----- Working data -----
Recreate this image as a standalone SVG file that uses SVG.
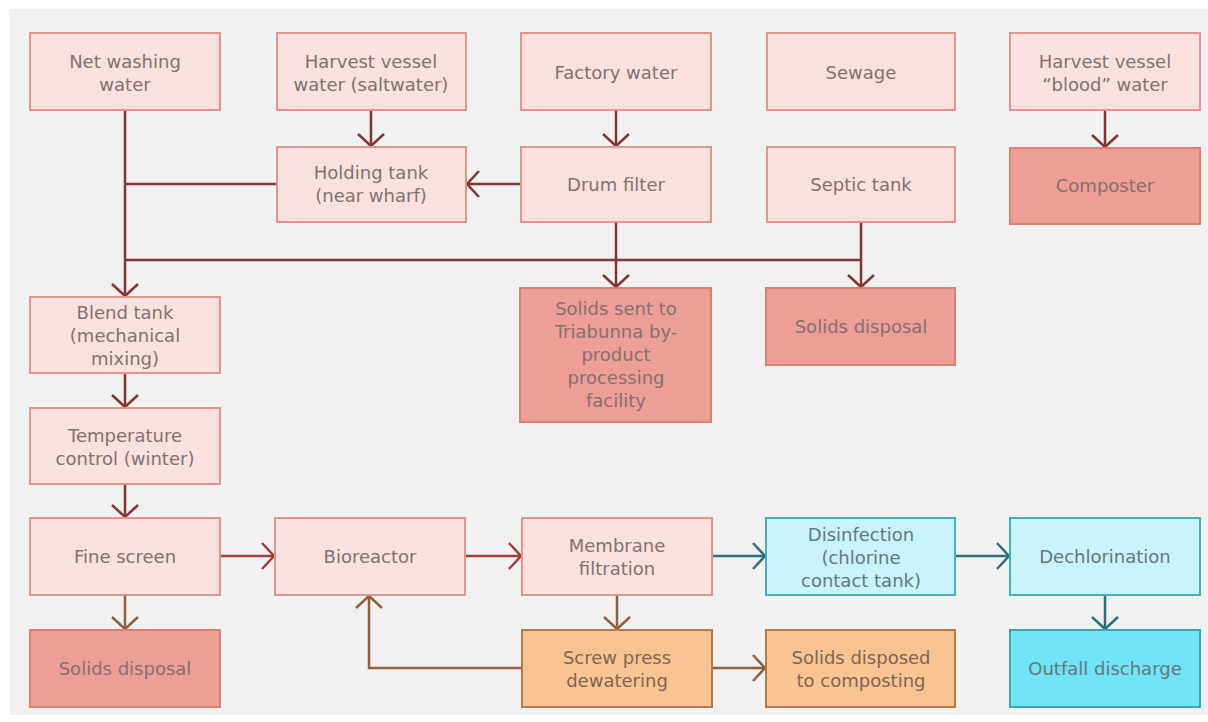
-----
----- Working data -----
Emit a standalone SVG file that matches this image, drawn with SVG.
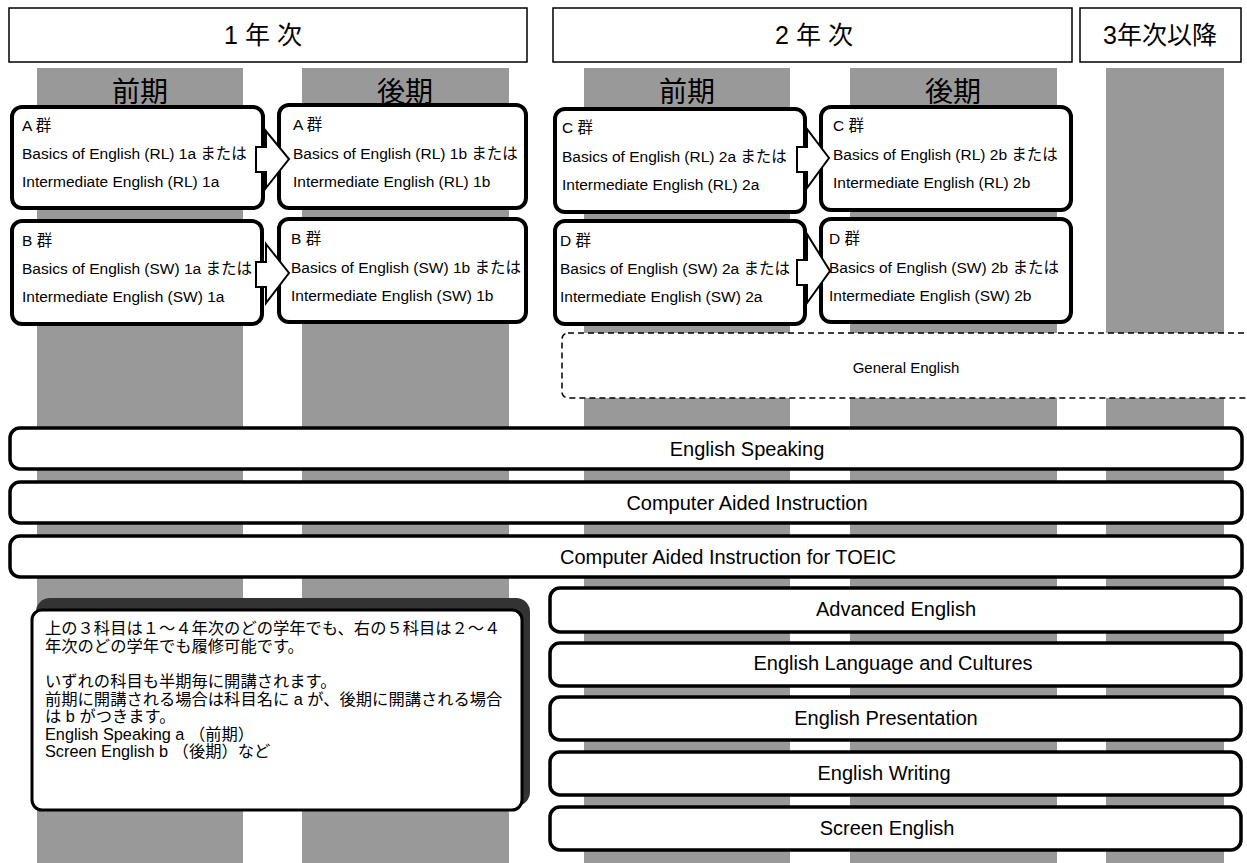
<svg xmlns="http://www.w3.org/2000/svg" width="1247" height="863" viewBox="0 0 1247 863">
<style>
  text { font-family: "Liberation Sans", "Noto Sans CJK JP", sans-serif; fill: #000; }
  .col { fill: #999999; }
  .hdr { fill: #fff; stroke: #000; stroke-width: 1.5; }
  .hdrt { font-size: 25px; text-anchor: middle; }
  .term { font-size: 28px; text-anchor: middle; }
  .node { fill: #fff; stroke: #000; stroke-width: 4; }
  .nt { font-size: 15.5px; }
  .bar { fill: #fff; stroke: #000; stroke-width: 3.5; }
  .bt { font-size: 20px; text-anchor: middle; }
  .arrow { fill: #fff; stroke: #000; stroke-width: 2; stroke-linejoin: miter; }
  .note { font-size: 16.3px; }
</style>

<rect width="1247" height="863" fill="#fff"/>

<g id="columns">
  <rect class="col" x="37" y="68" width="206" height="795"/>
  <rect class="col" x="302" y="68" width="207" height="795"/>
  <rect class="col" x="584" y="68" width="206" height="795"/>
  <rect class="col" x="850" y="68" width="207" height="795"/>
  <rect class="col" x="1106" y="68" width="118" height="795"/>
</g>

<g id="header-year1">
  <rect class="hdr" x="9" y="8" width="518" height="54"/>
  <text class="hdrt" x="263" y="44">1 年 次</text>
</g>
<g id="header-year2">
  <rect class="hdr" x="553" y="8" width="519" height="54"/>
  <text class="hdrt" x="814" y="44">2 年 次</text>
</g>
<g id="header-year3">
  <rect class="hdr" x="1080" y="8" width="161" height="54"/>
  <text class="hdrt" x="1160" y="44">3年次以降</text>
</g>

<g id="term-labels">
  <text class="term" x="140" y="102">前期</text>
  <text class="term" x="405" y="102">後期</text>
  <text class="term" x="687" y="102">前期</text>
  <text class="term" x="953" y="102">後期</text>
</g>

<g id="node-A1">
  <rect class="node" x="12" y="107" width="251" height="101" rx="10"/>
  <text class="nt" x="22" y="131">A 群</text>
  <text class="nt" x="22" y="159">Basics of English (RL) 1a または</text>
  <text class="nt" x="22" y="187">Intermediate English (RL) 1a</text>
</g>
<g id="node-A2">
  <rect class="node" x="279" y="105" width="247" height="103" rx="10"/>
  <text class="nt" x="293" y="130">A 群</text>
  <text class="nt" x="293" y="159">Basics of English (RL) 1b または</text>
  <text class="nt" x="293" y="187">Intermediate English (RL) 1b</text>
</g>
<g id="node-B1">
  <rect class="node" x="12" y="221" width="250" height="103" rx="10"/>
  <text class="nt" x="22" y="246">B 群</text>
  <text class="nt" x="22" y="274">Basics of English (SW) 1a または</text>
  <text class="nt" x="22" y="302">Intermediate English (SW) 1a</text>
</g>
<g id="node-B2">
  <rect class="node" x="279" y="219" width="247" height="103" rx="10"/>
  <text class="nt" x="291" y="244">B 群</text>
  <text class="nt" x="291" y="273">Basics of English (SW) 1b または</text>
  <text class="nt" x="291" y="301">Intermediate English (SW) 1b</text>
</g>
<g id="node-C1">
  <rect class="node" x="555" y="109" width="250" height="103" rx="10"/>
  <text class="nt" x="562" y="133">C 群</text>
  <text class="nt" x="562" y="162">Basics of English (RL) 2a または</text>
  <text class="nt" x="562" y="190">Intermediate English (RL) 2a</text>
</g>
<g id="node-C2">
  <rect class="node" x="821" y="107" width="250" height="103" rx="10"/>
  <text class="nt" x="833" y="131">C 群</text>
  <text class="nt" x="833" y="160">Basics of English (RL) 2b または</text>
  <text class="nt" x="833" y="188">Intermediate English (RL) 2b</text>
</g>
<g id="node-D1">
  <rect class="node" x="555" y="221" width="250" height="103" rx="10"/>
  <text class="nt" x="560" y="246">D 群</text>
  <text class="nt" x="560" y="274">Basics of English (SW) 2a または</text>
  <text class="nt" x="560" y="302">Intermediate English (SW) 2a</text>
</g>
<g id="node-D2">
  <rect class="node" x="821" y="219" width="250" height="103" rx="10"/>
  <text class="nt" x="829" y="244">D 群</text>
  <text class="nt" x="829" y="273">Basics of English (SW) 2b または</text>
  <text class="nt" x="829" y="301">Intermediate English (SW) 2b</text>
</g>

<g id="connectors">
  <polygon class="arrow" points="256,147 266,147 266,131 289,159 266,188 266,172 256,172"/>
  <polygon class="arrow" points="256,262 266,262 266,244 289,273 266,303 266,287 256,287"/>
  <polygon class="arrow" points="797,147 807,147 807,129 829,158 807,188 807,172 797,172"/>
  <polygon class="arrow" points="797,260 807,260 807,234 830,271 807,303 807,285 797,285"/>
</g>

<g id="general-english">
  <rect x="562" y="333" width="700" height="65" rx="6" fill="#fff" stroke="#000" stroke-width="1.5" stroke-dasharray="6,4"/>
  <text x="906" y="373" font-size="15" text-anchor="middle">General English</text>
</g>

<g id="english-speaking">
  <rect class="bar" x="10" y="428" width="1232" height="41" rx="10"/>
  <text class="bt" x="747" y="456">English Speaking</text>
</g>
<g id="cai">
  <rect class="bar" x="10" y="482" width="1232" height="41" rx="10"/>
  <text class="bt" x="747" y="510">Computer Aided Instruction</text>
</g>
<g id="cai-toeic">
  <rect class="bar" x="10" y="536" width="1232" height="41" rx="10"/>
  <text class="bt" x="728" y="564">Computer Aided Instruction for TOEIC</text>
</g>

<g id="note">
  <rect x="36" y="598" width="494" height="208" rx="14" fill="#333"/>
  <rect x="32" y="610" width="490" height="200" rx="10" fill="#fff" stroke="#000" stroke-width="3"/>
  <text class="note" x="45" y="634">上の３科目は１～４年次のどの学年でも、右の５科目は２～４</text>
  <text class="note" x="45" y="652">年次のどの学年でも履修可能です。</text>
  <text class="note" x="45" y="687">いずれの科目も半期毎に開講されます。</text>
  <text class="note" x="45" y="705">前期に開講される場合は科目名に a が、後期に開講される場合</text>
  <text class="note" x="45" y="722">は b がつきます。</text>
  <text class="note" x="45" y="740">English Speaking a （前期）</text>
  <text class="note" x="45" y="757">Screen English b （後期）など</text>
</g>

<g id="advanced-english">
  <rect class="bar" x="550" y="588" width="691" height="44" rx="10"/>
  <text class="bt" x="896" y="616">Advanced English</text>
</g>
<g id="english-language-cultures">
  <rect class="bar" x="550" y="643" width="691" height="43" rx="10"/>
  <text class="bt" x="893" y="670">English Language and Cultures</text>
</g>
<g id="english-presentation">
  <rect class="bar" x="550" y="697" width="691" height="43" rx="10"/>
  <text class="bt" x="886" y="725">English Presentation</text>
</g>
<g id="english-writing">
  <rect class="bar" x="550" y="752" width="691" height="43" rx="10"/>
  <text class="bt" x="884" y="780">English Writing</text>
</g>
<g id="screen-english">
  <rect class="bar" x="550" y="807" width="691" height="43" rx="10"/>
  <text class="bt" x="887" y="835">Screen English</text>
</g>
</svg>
-----
**Requirement**
Copy out each line that contains the word "this".

**Written solution**
Recreate this image as a standalone SVG file that uses SVG.
Emit a standalone SVG file that matches this image, drawn with SVG.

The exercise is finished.